The Veil and the Vault

The architecture at the Broad Museum in Los Angeles

The “Veil and the Vault” is the name and theme of the building that houses the Broad Museum in Los Angeles, California. Designed by the architecture firm Diller Scofidio + Renfro in collaboration with Gensler, the building is constructed of a glass square box-like building encased in a white porous facade. Described to look like a honeycomb lattice-like structure, it was intended to be an abstract reference and contrast to the adjacent Walt Disney Concert Hall, which also has a perforated exterior. The concept for this design was to serve as a reference to the museum’s functions. Typically, a standard museum houses all its storage collections and other artwork not on display in a vault usually hidden away from visitors. However, the Broad chose to highlight this aspect, setting its “vault” at the core of the building, where its structure is always in view. This sense of transparency allows visitors to get a glimpse of the museum process.

Contributor notes

What is surprising, refreshing, most interesting?

I think it really interesting to see the curatorial process and the functions of a museum that is usually not presented to the public. The museum created little windows and slivers of views that allow visitors to catch a glimpse of the behind-the-scenes work. While this doesn't entirely create the sense of transparency that it is trying to boast, it still reinforces the idea that this process is still very secretive.

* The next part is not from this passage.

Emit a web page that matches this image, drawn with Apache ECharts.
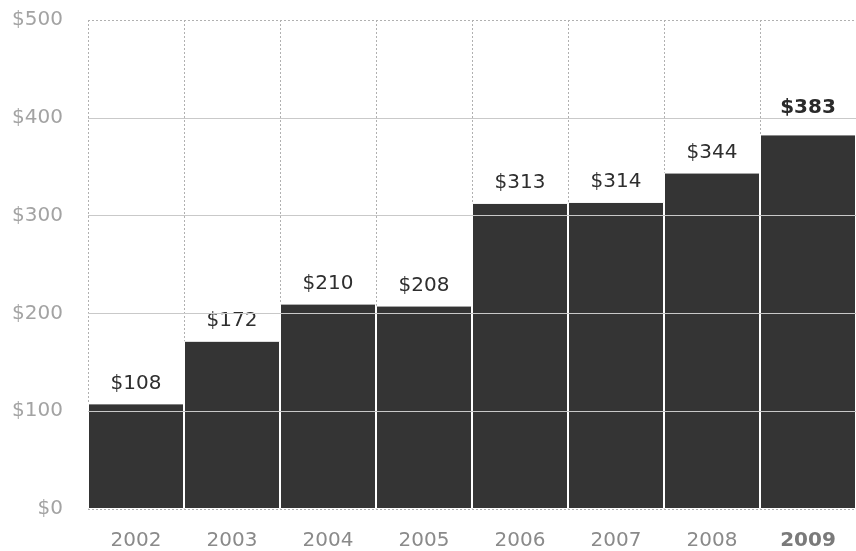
<!DOCTYPE html>
<html>
<head>
<meta charset="utf-8">
<script src="https://cdn.jsdelivr.net/npm/echarts@6/dist/echarts.min.js"></script>
<style>
html,body{margin:0;padding:0;background:#fff;}
#chart{width:856px;height:551px;}
</style>
</head>
<body>
<div id="chart"></div>
<script>
var years = ['2002','2003','2004','2005','2006','2007','2008','2009'];
var values = [108, 172, 210, 208, 313, 314, 344, 383];
var yTicks = [0, 100, 200, 300, 400, 500];

var FONT = '"DejaVu Sans", "Liberation Sans", Arial, sans-serif';
var chart = echarts.init(document.getElementById('chart'), null, {renderer: 'canvas'});
var lastIdx = years.length - 1;

var barData = values.map(function (v, i) {
  return i === lastIdx ? {value: v, label: {distance: 17}} : v;
});

chart.setOption({
  animation: false,
  backgroundColor: '#ffffff',
  grid: {left: 88, top: 20, width: 777, height: 490, containLabel: false},
  xAxis: {
    type: 'category',
    data: years,
    boundaryGap: true,
    axisLine: {show: false},
    axisTick: {show: false},
    splitLine: {show: true, interval: 0, lineStyle: {color: '#b0b0b0', type: [2, 2], width: 1}},
    axisLabel: {
      interval: 0,
      margin: 22,
      fontFamily: FONT,
      fontSize: 20,
      color: '#8a8a8a',
      formatter: function (v, i) { return i === lastIdx ? '{b|' + v + '}' : v; },
      rich: {b: {fontFamily: FONT, fontSize: 20, fontWeight: 'bold', color: '#7a7a7a'}}
    }
  },
  yAxis: {
    type: 'value',
    min: yTicks[0],
    max: yTicks[yTicks.length - 1],
    interval: 100,
    axisLine: {show: false},
    axisTick: {show: false},
    splitLine: {show: true, lineStyle: {color: '#b0b0b0', type: [2, 2], width: 1}},
    axisLabel: {
      margin: 25,
      fontFamily: FONT,
      fontSize: 20,
      color: '#a3a3a3',
      formatter: function (v) { return '$' + v; }
    }
  },
  series: [{
    type: 'bar',
    data: barData,
    barCategoryGap: '0%',
    itemStyle: {color: '#343434', borderColor: '#ffffff', borderWidth: 1},
    label: {
      show: true,
      position: 'top',
      distance: 10,
      fontFamily: FONT,
      fontSize: 20,
      color: '#2e2e2e',
      formatter: function (p) {
        return p.dataIndex === lastIdx ? '{b|$' + p.value + '}' : '$' + p.value;
      },
      rich: {b: {fontFamily: FONT, fontSize: 20, fontWeight: 'bold', color: '#2a2a2a'}}
    },
    markLine: {
      silent: true,
      symbol: ['none', 'none'],
      label: {show: false},
      lineStyle: {color: '#c9c9c9', type: 'solid', width: 1},
      data: [{yAxis: 100}, {yAxis: 200}, {yAxis: 300}, {yAxis: 400}]
    }
  }]
});
</script>
</body>
</html>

Key Insights? What can we learn from this?

By setting the storage room, or the "vault" as something that can be viewed by visitors, it creates the idea that the functions of museum itself is in part a work of art. Similarly, it presents the question of why it is societally agreed upon that art not on display must be hidden away from view; it provokes the question: if the artwork itself is not on display, does it make it less of a work of art?